Account manager cover letter formula for career changers
In my role as [current title] at [company], I managed [number of accounts/clients/relationships] and [revenue-relevant action: retained, grew, renewed, upsold]. One example: [specific story with a dollar amount or percentage]. This resulted in [measurable outcome].
Here's what that looks like in writing:
"As an SDR at Datadog, I managed handoffs for 45 qualified opportunities per quarter to our mid-market AE team. When three deals stalled post-demo, I built custom ROI models for each prospect and re-engaged the champions directly. Two of those three closed, totaling $180K in new ARR."
That's real account work, even if the role itself wasn't account manager.
Also, don't apologize for being early in your career. Hiring managers looking at junior AM candidates want commercial instincts, client empathy, and the ability to tell a revenue story.
Frequently asked questions about account manager cover letters
What should I include in an account manager cover letter?
Your book of business size, account count, net revenue retention rate, one specific expansion or save story with dollar amounts, and a reason you want to work at that particular company. Skip the relationship adjectives. Show the revenue.
How long should an account manager cover letter be?

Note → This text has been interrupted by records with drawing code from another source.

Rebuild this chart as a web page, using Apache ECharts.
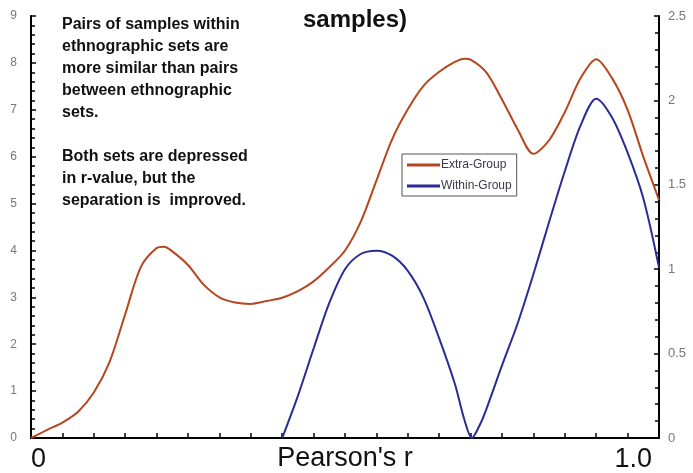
<!DOCTYPE html>
<html>
<head>
<meta charset="utf-8">
<script src="https://cdn.jsdelivr.net/npm/echarts@6/dist/echarts.min.js"></script>
<style>
  html, body { margin: 0; padding: 0; background: #fff; }
  #chart { width: 693px; height: 473px; }
</style>
</head>
<body>
<div id="chart"></div>
<script>
// [pearson r, value]
var extraGroup = [
  [0, 0], [0.025, 0.17], [0.05, 0.33], [0.075, 0.56], [0.1, 0.97], [0.125, 1.62],
  [0.15, 2.64], [0.175, 3.65], [0.2, 4.05], [0.212, 4.08], [0.225, 3.98], [0.25, 3.69],
  [0.275, 3.27], [0.3, 3.0], [0.325, 2.89], [0.35, 2.86], [0.375, 2.92], [0.4, 2.99],
  [0.425, 3.13], [0.45, 3.34], [0.475, 3.64], [0.5, 4.0], [0.525, 4.61], [0.55, 5.49],
  [0.575, 6.37], [0.6, 7.01], [0.625, 7.51], [0.65, 7.81], [0.675, 8.02], [0.69, 8.09],
  [0.7, 8.07], [0.725, 7.8], [0.75, 7.22], [0.775, 6.58], [0.8, 6.06], [0.825, 6.35],
  [0.85, 6.95], [0.875, 7.67], [0.9, 8.08], [0.925, 7.68], [0.95, 7.0], [0.975, 6.0],
  [1.0, 5.08]
];
var withinGroup = [
  [0.4, 0], [0.425, 0.25], [0.45, 0.53], [0.475, 0.8], [0.5, 1.0], [0.525, 1.09],
  [0.55, 1.11], [0.575, 1.08], [0.6, 0.99], [0.625, 0.83], [0.65, 0.59], [0.675, 0.32],
  [0.69, 0.11], [0.702, 0], [0.715, 0.08], [0.725, 0.17], [0.75, 0.43], [0.775, 0.68],
  [0.8, 0.97], [0.825, 1.28], [0.85, 1.58], [0.875, 1.85], [0.9, 2.01], [0.925, 1.9],
  [0.95, 1.69], [0.975, 1.42], [1.0, 1.01]
];
var seriesNames = ['Extra-Group', 'Within-Group'];
var noteLines = [
  'Pairs of samples within',
  'ethnographic sets are',
  'more similar than pairs',
  'between ethnographic',
  'sets.',
  '',
  'Both sets are depressed',
  'in r-value, but the',
  'separation is  improved.'
];

var myChart = echarts.init(document.getElementById('chart'));
var font = 'Liberation Sans, Arial, sans-serif';

var option = {
  backgroundColor: '#fff',
  animation: false,
  title: {
    text: 'samples)',
    left: 303,
    top: 8,
    padding: 0,
    textStyle: { fontFamily: font, fontSize: 24, fontWeight: 'bold', color: '#111' }
  },
  legend: {
    data: seriesNames,
    orient: 'vertical',
    left: 402,
    top: 154,
    padding: [4, 5, 3, 5],
    itemGap: 7,
    itemWidth: 33,
    itemHeight: 3,
    icon: 'rect',
    borderColor: '#555',
    borderWidth: 1,
    borderRadius: 0,
    textStyle: { fontFamily: font, fontSize: 12, color: '#3a3a48', lineHeight: 14, padding: [0, 0, 0, -4] }
  },
  grid: { left: 31, right: 34, top: 16, bottom: 35, outerBoundsMode: 'none', containLabel: false },
  xAxis: {
    type: 'value',
    min: 0,
    max: 1,
    interval: 0.05,
    name: "Pearson's r",
    nameLocation: 'middle',
    nameGap: 7,
    nameMoveOverlap: false,
    nameTextStyle: { fontFamily: font, fontSize: 27, color: '#111', verticalAlign: 'top' },
    axisLine: { lineStyle: { color: '#000', width: 2 } },
    axisTick: { inside: true, length: 5, lineStyle: { color: '#000', width: 1.5 } },
    splitLine: { show: false },
    axisLabel: {
      fontFamily: font,
      fontSize: 27,
      color: '#111',
      margin: 8,
      padding: [0, 7, 0, 0],
      showMinLabel: true,
      showMaxLabel: true,
      alignMinLabel: 'left',
      alignMaxLabel: 'right',
      formatter: function (v) {
        if (v === 0) return '0';
        if (v === 1) return '1.0';
        return '';
      }
    }
  },
  yAxis: [{
    type: 'value',
    min: 0,
    max: 9,
    interval: 1,
    axisLine: { show: true, lineStyle: { color: '#000', width: 2 } },
    axisTick: { show: true, inside: true, length: 5, lineStyle: { color: '#000', width: 1.5 } },
    minorTick: { show: true, splitNumber: 5, length: 4, lineStyle: { color: '#000', width: 1.5 } },
    splitLine: { show: false },
    axisLabel: { fontFamily: font, fontSize: 12, color: '#777', margin: 14 }
  }, {
    type: 'value',
    min: 0,
    max: 2.5,
    interval: 0.5,
    position: 'right',
    axisLine: { show: true, lineStyle: { color: '#000', width: 2 } },
    axisTick: { show: true, inside: true, length: 5, lineStyle: { color: '#000', width: 1.5 } },
    minorTick: { show: true, splitNumber: 5, length: 4, lineStyle: { color: '#000', width: 1.5 } },
    splitLine: { show: false },
    axisLabel: { fontFamily: font, fontSize: 13, color: '#777', margin: 9 }
  }],
  graphic: [{
    type: 'text',
    left: 62,
    top: 14,
    style: {
      text: noteLines.join('\n'),
      font: 'bold 16px ' + font,
      lineHeight: 22,
      fill: '#111'
    }
  }],
  series: [{
    name: seriesNames[0],
    type: 'line',
    yAxisIndex: 0,
    smooth: 0.3,
    symbol: 'none',
    color: '#b5461d',
    lineStyle: { color: '#b5461d', width: 2 },
    data: extraGroup
  }, {
    name: seriesNames[1],
    type: 'line',
    yAxisIndex: 1,
    smooth: 0.3,
    symbol: 'none',
    color: '#2b2b95',
    lineStyle: { color: '#2b2b95', width: 2 },
    data: withinGroup
  }]
};

myChart.setOption(option);
window.onresize = function () {
  myChart.resize();
};
</script>
</body>
</html>
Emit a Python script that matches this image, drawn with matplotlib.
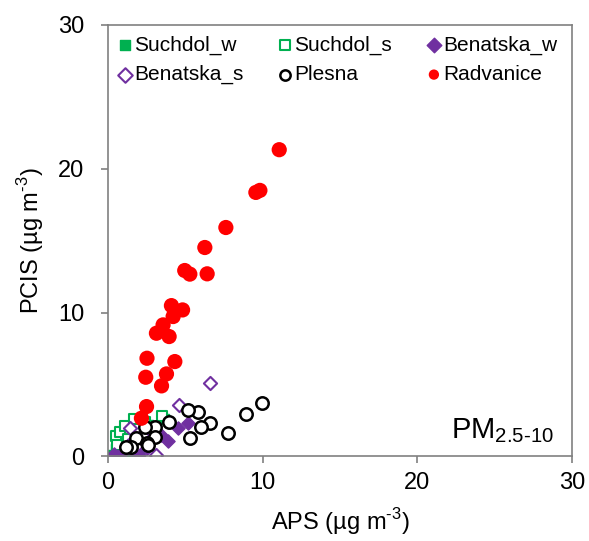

One page. Four to five paragraphs. 300–450 words. VPs of Sales skim. If your letter spills onto a second page, cut the paragraph that sounds most like a template. Cover letter templates from Enhancv are built to stay within one page.
What makes an account manager cover letter stand out?
A real number and a real story in the first two paragraphs. Book size, NRR, and one deal narrative with a dollar amount. That combination is rarer than it should be, and it gets read.
How do I write an account manager cover letter with no experience?
Translate client-facing work you've already done. SDR handoffs, support escalations handled, consulting engagements — all of these have revenue implications. Frame them as account work, lead with any number you can attach, and name one client outcome. The title doesn't have to say "account manager" for the work to count.